Most have a sponsor but very few are getting big money through this system anymore.
It's a tough environment for county executives, balancing the desire to be successful with the need to watch the bottom line.
These 100-plus training sessions are carried out for what? The less successful teams might only have nine serious games in the season - seven in the league and two in the championship.
These counties end up training ten times more than they play, which is a costly and also a pretty futile exercise.
I've long felt that the GAA should get rid of all those meaningless pre-season cups - O'Byrne, McKenna, McGrath and the FBD Leagues - and introduce a proper home and away league format.
The current system allows some teams three home games and four away, whereas a system where a team played every other county in their division at home and away would be fairer, and it would also give every county seven home games, meaning they would bring in nearly twice as much money in gate receipts from the league.
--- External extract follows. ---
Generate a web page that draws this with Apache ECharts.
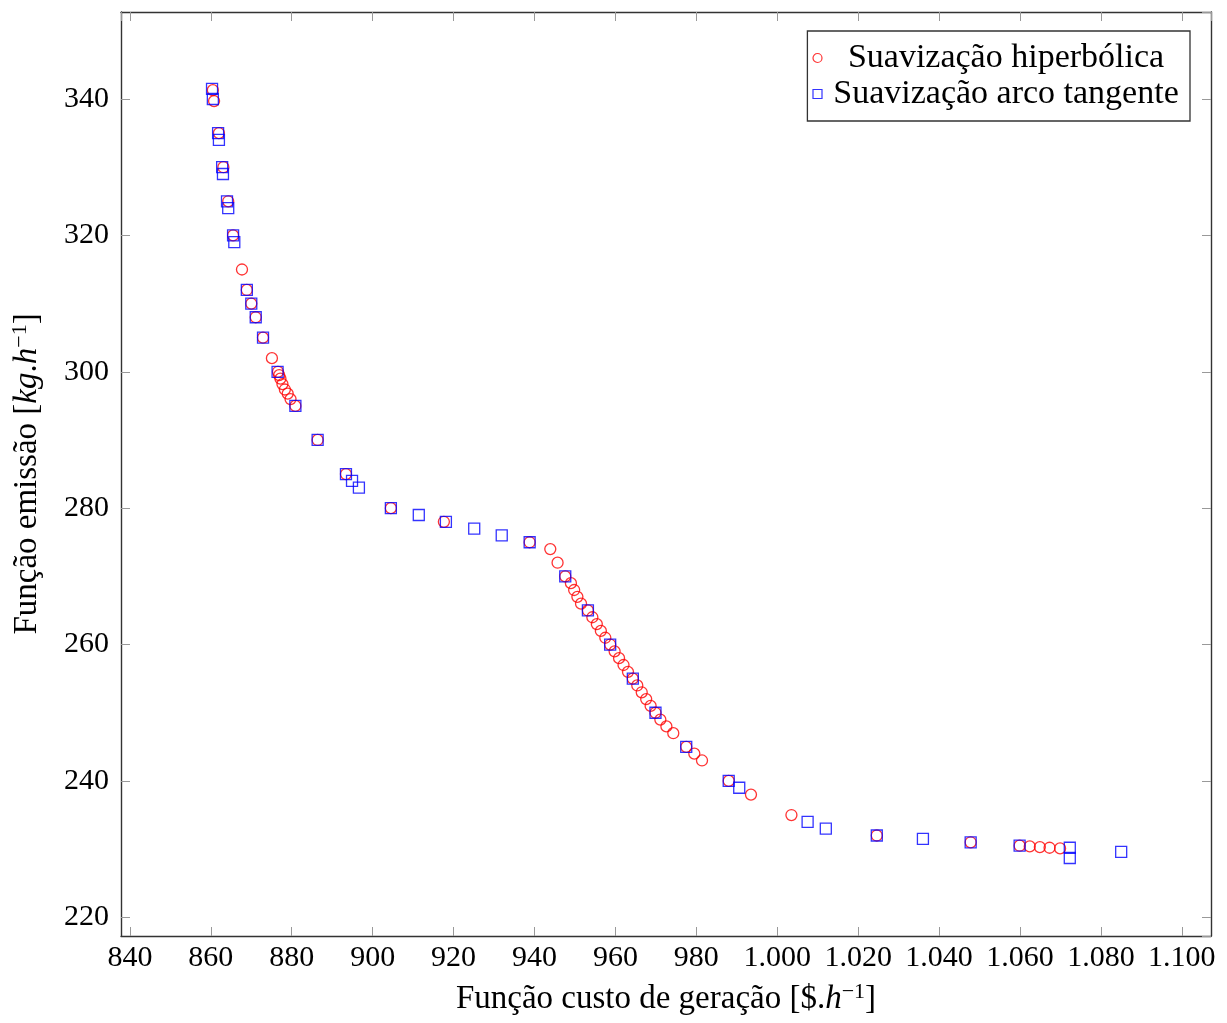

Having a league season running right through the spring - where say Dublin play Kerry this week in Croke Park and the following week in Killarney -would open up a better vista for both players and followers.
Every proper league in every sport works on the fair system of home and away.
Such games coming back to back are a great way to market fixtures and promote the GAA. Often there is a feature of one game that could last a full week and be resolved the following weekend, generating plenty of publicity.
Critics will say that there aren't enough weekends for the above to happen. As things are presently constituted, that is true. But it is time to tweak the season to suit players and fans. I have no doubt that if players got to a level of fitness, 14 league games would cut out the need for many of those training nights.
There is nothing like meaningful game time - unlike the challenges I've seen recently, where 15 players have come off the bench for one team. I am a firm believer that there are far fewer injuries from playing than from over-training.
And by having the league running right up to championship time in mid to late May, it obviates the need for this costly running around the country looking for challenges to keep tuned up as well.